STATED EXERCISE
Restate, exactly and without pictures, the lines from the start of the listing below through the line holding "import plotly.graph_objects as go".

SUPPLIED MATERIAL
○ ○ ○ ○
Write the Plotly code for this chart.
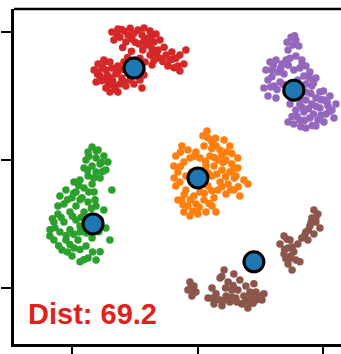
import plotly.graph_objects as go

# ---- cluster members (x, y) ----
red_x = [-3.43, -3.19, -2.95, -3.11, -3.35, -2.79, -2.87, -2.63, -2.39, -2.15, -1.91, -2.23, -1.99,
         -1.67, -1.75, -1.51, -2.07, -2.35, -1.83, -1.59, -1.35, -1.27, -1.04, -1.12, -0.88, -0.72,
         -0.56, -0.80, -1.20, -1.51, -1.91, -2.11, -2.31, -1.83, -0.72, -0.48, -4.14, -3.98, -3.75,
         -3.51, -3.90, -3.67, -3.43, -3.19, -2.95, -4.06, -3.75, -3.51, -3.27, -3.03, -2.79, -3.67,
         -3.35, -3.11, -2.87, -2.71, -3.19, -3.51, -2.31, -2.15, -2.55, -2.47, -2.23, -3.98, -2.23,
         -3.80, -3.60, -3.40, -3.20, -3.00, -2.60, -2.40, -3.85, -3.30, -2.95, -3.55, -4.00, -3.25,
         -3.05, -2.55, -2.70, -2.50, -2.15, -1.85, -1.95, -2.20, -1.65, -1.40, -1.00, -0.95, -1.75,
         -2.65, -3.00, -2.80, -3.70]
red_y = [5.00, 5.12, 5.04, 4.80, 4.69, 4.88, 4.61, 4.73, 5.08, 5.16, 5.04, 4.88, 4.77,
         4.92, 4.61, 4.69, 4.49, 4.53, 4.34, 4.30, 4.41, 4.10, 4.22, 3.91, 3.98, 4.10,
         3.75, 3.67, 3.67, 3.98, 4.10, 3.83, 3.98, 3.71, 3.48, 4.30, 3.52, 3.75, 3.91,
         3.83, 3.28, 3.52, 3.59, 3.67, 3.83, 3.05, 3.13, 3.20, 3.36, 3.20, 3.44, 2.81,
         2.89, 2.97, 2.89, 3.13, 2.66, 2.66, 3.13, 3.32, 2.97, 3.91, 3.52, 3.44, 2.81,
         3.60, 3.30, 3.10, 3.45, 3.55, 3.30, 3.70, 3.10, 2.75, 3.05, 2.95, 3.35, 4.95,
         5.10, 4.95, 5.15, 4.60, 4.65, 4.85, 4.50, 4.30, 4.15, 3.85, 3.95, 3.60, 3.90,
         4.25, 4.40, 4.00, 3.85]

purple_x = [3.71, 3.90, 3.78, 4.02, 3.59, 2.87, 3.11, 3.35, 2.71, 2.95, 3.19, 3.51, 3.67, 3.90,
            4.14, 4.30, 4.06, 3.82, 3.43, 2.79, 2.63, 3.03, 3.27, 2.79, 3.11, 3.51, 4.22, 4.46,
            4.70, 4.54, 4.30, 4.86, 4.70, 5.02, 5.26, 5.50, 5.34, 5.10, 4.86, 4.54, 4.30, 4.06,
            3.90, 4.22, 4.46, 4.78, 5.02, 4.06, 3.82, 4.30, 4.70, 4.06, 3.67, 5.18, 5.42, 3.98,
            4.30, 3.75, 3.59,
            3.55, 3.85, 3.00, 3.30, 3.60, 4.15, 4.45, 4.60, 2.95, 3.15, 3.40, 4.10, 4.50, 4.90,
            5.15, 4.70, 4.40, 4.15, 3.95, 4.25, 4.60, 4.90, 5.25, 4.55, 4.10, 3.75, 5.00, 2.90]
purple_y = [4.80, 4.69, 4.49, 4.45, 4.30, 3.83, 3.91, 3.75, 3.52, 3.52, 3.44, 3.91, 3.98, 4.06,
            3.91, 3.67, 3.59, 3.52, 3.36, 3.13, 2.81, 2.89, 3.05, 2.50, 2.42, 2.66, 3.28, 3.44,
            3.20, 2.89, 2.97, 2.66, 2.42, 2.34, 2.50, 2.19, 1.95, 1.80, 2.03, 2.19, 2.34, 2.19,
            1.95, 1.88, 1.64, 1.56, 1.48, 1.56, 1.41, 1.25, 1.33, 2.42, 2.19, 2.11, 1.64, 3.13,
            2.66, 2.81, 1.48,
            4.60, 4.85, 3.70, 3.60, 3.70, 3.75, 3.20, 3.00, 3.25, 2.75, 2.95, 2.85, 2.60, 2.35,
            2.25, 2.10, 2.00, 2.05, 1.70, 1.55, 1.80, 1.75, 1.90, 1.35, 1.30, 1.70, 2.70, 2.85]

orange_x = [0.36, 0.40, 0.56, 0.72, 0.88, 1.12, 0.24, -0.08, -0.40, -0.64, -0.88, -0.96, -0.80,
            -0.56, -0.32, 0.08, 0.48, 0.80, 1.12, 1.35, 1.59, 1.51, 1.83, 1.27, 0.96, 0.64, 0.32,
            0.56, 0.88, 1.20, 1.43, 1.12, 0.80, 0.40, 0.08, -0.16, -0.48, -0.72, -0.88, -0.64,
            -0.40, -0.08, 0.24, 0.56, 0.32, 0.00, -0.32, -0.56, 0.64, 1.67, 1.99, 0.72, -0.24,
            -0.48, 1.59, 1.27, 1.04, -0.80,
            0.20, 0.55, 0.95, 1.35, 0.30, 0.65, 1.00, 1.40, 1.10, 0.75, 0.40, -0.70, -0.70, -0.15,
            0.95, 1.30, 0.55, 0.25, -0.30, -0.60, 0.05, 0.45, -0.20, 1.60, 1.45, -0.55, -0.95, 0.70]
orange_y = [1.13, 0.86, 0.70, 0.55, 0.39, 0.31, 0.55, 0.31, 0.39, 0.55, 0.16, -0.23, -0.47,
            -0.08, 0.08, 0.08, 0.16, 0.00, 0.00, -0.16, -0.31, -0.63, -0.78, -0.47, -0.39, -0.23,
            -0.23, -0.63, -0.86, -0.94, -1.17, -1.33, -1.17, -1.02, -1.25, -1.41, -1.17, -0.86,
            -1.02, -1.56, -1.80, -1.72, -1.56, -1.80, -2.03, -2.11, -2.19, -2.03, -1.48, -1.41,
            -0.94, -2.03, -0.47, -0.63, 0.08, 0.55, 0.78, -1.56,
            0.95, 0.45, 0.20, 0.25, -0.05, 0.10, -0.10, -0.40, -0.65, -0.55, -0.50, -0.25, 0.30, 0.15,
            -1.05, -1.15, -1.20, -1.30, -1.55, -1.75, -1.85, -1.70, -2.00, -1.05, -0.70, -1.35, -0.70, 0.85]

green_x = [-4.22, -3.98, -4.38, -3.75, -4.06, -4.46, -3.59, -3.90, -4.22, -4.54, -3.67, -4.06,
           -4.38, -4.70, -3.90, -4.94, -4.22, -4.54, -5.26, -4.86, -4.14, -5.02, -5.50, -4.62,
           -4.38, -5.34, -4.86, -4.06, -5.10, -5.58, -4.54, -4.22, -5.74, -5.34, -4.86, -4.46,
           -3.90, -5.90, -5.50, -5.10, -4.70, -3.67, -5.74, -5.26, -4.78, -4.22, -3.51, -5.42,
           -4.94, -4.46, -5.02, -4.70, -4.38, -4.06, -3.90, -5.90, -3.75, -4.70, -3.43, -5.58,
           -4.05, -4.35, -3.85, -4.40, -4.15, -4.75, -4.35, -4.95, -5.20, -4.70, -4.10, -5.00,
           -4.65, -5.45, -5.70, -5.25, -4.95, -4.45, -5.55, -5.10, -4.70, -4.20, -5.20, -4.55,
           -3.95, -5.80, -4.25, -3.80]
green_y = [0.51, 0.39, 0.31, 0.16, 0.08, 0.00, -0.08, -0.16, -0.23, -0.31, -0.39, -0.47,
           -0.63, -0.78, -0.70, -0.86, -0.94, -1.09, -1.17, -1.25, -1.25, -1.48, -1.41, -1.48,
           -1.64, -1.72, -1.80, -1.80, -2.03, -2.11, -2.03, -2.19, -2.42, -2.42, -2.34, -2.50,
           -2.34, -2.73, -2.81, -2.73, -2.81, -2.66, -3.13, -3.13, -3.13, -3.05, -3.13, -3.52,
           -3.44, -3.36, -3.75, -3.98, -3.83, -3.91, -3.59, -2.97, -1.95, -2.58, -1.17, -1.80,
           0.35, 0.15, -0.10, -0.40, -0.70, -1.00, -1.25, -1.30, -1.55, -1.55, -1.55, -2.20,
           -2.25, -2.25, -2.65, -2.95, -2.90, -2.85, -3.35, -3.30, -3.50, -3.60, -3.60, -3.90,
           -2.80, -2.30, -1.90, -0.45]

brown_x = [4.62, 4.78, 4.54, 4.70, 4.46, 4.86, 4.30, 4.62, 4.14, 4.38, 3.98, 3.43, 3.67, 3.27,
           3.59, 3.82, 3.43, 3.67, 3.90, 3.59, 3.75, 4.06, -0.32, -0.16, -0.40, -0.08, -0.24,
           1.04, 0.88, 1.20, 1.43, 1.67, 1.91, 1.59, 0.56, 0.72, 0.40, 0.88, 1.12, 0.64, 0.96,
           1.27, 1.51, 1.83, 2.07, 1.75, 2.07, 2.31, 2.55, 2.31, 1.99, 2.63, 2.23, 1.35,
           4.70, 4.50, 4.40, 4.25, 3.55, 3.45, 3.75, 3.70, 3.50, -0.30, -0.20, 1.10, 1.35, 1.00,
           0.75, 1.55, 1.95, 2.15, 2.45, 1.80, 2.20, 0.55, 1.40, 0.95]
brown_y = [-1.95, -2.11, -2.27, -2.42, -2.58, -2.66, -2.81, -2.89, -3.05, -3.13, -3.28, -2.97,
           -3.13, -3.28, -3.44, -3.59, -3.67, -3.83, -3.91, -4.06, -4.30, -3.98, -4.77, -4.92,
           -5.08, -5.16, -5.31, -4.30, -4.61, -4.77, -4.45, -4.69, -4.92, -5.08, -5.00, -5.23,
           -5.39, -5.47, -5.31, -5.63, -5.70, -5.55, -5.39, -5.31, -5.16, -5.63, -5.55, -5.47,
           -5.47, -5.16, -5.78, -5.23, -4.84, -5.08,
           -2.25, -2.45, -2.75, -2.95, -3.10, -3.50, -3.40, -3.75, -3.85, -5.00, -5.20, -5.00, -5.35, -5.50,
           -5.45, -5.55, -5.40, -5.35, -5.30, -5.60, -5.60, -5.40, -4.90, -4.55]

# ---- cluster centres ----
centre_x = [-2.55, 3.82, 0.00, -4.18, 2.23]
centre_y = [3.59, 2.73, -0.70, -2.50, -3.98]

distance_label = "Dist: 69.2"

clusters = [
    (red_x, red_y, "#d62728"),
    (purple_x, purple_y, "#9467bd"),
    (orange_x, orange_y, "#ff7f0e"),
    (green_x, green_y, "#2ca02c"),
    (brown_x, brown_y, "#8c564b"),
]

fig = go.Figure()
for xs, ys, col in clusters:
    fig.add_trace(go.Scatter(
        x=xs, y=ys, mode="markers",
        marker=dict(size=7.5, color=col, line=dict(width=0)),
        hoverinfo="skip", showlegend=False,
    ))

fig.add_trace(go.Scatter(
    x=centre_x, y=centre_y, mode="markers",
    marker=dict(size=20, color="#1f77b4", line=dict(width=3, color="black")),
    showlegend=False,
))

axis_common = dict(
    showgrid=False, zeroline=False, showticklabels=False,
    showline=True, linecolor="black", linewidth=2.5,
    ticks="outside", ticklen=10, tickwidth=2, tickcolor="black",
)

fig.update_layout(
    width=341, height=354,
    margin=dict(l=14, r=0, t=9, b=10),
    paper_bgcolor="white", plot_bgcolor="white",
    xaxis=dict(range=[-7.33, 5.70], tickvals=[-5, 0, 5], **axis_common),
    yaxis=dict(range=[-7.19, 5.90], tickvals=[-5, 0, 5], **axis_common),
    shapes=[dict(type="line", xref="paper", yref="paper", x0=0, x1=1, y0=1, y1=1,
                 line=dict(color="black", width=2.5))],
    annotations=[dict(
        text=f"<b>{distance_label}</b>", xref="paper", yref="paper",
        x=0.037, y=0.09, xanchor="left", yanchor="middle", showarrow=False,
        font=dict(family="Liberation Sans, Arial, Helvetica", size=29, color="#e0221b"),
    )],
)

fig.write_html("out.html")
○ ○ ○ ○
OUTPUT
Write the Plotly code for this chart.
import plotly.graph_objects as go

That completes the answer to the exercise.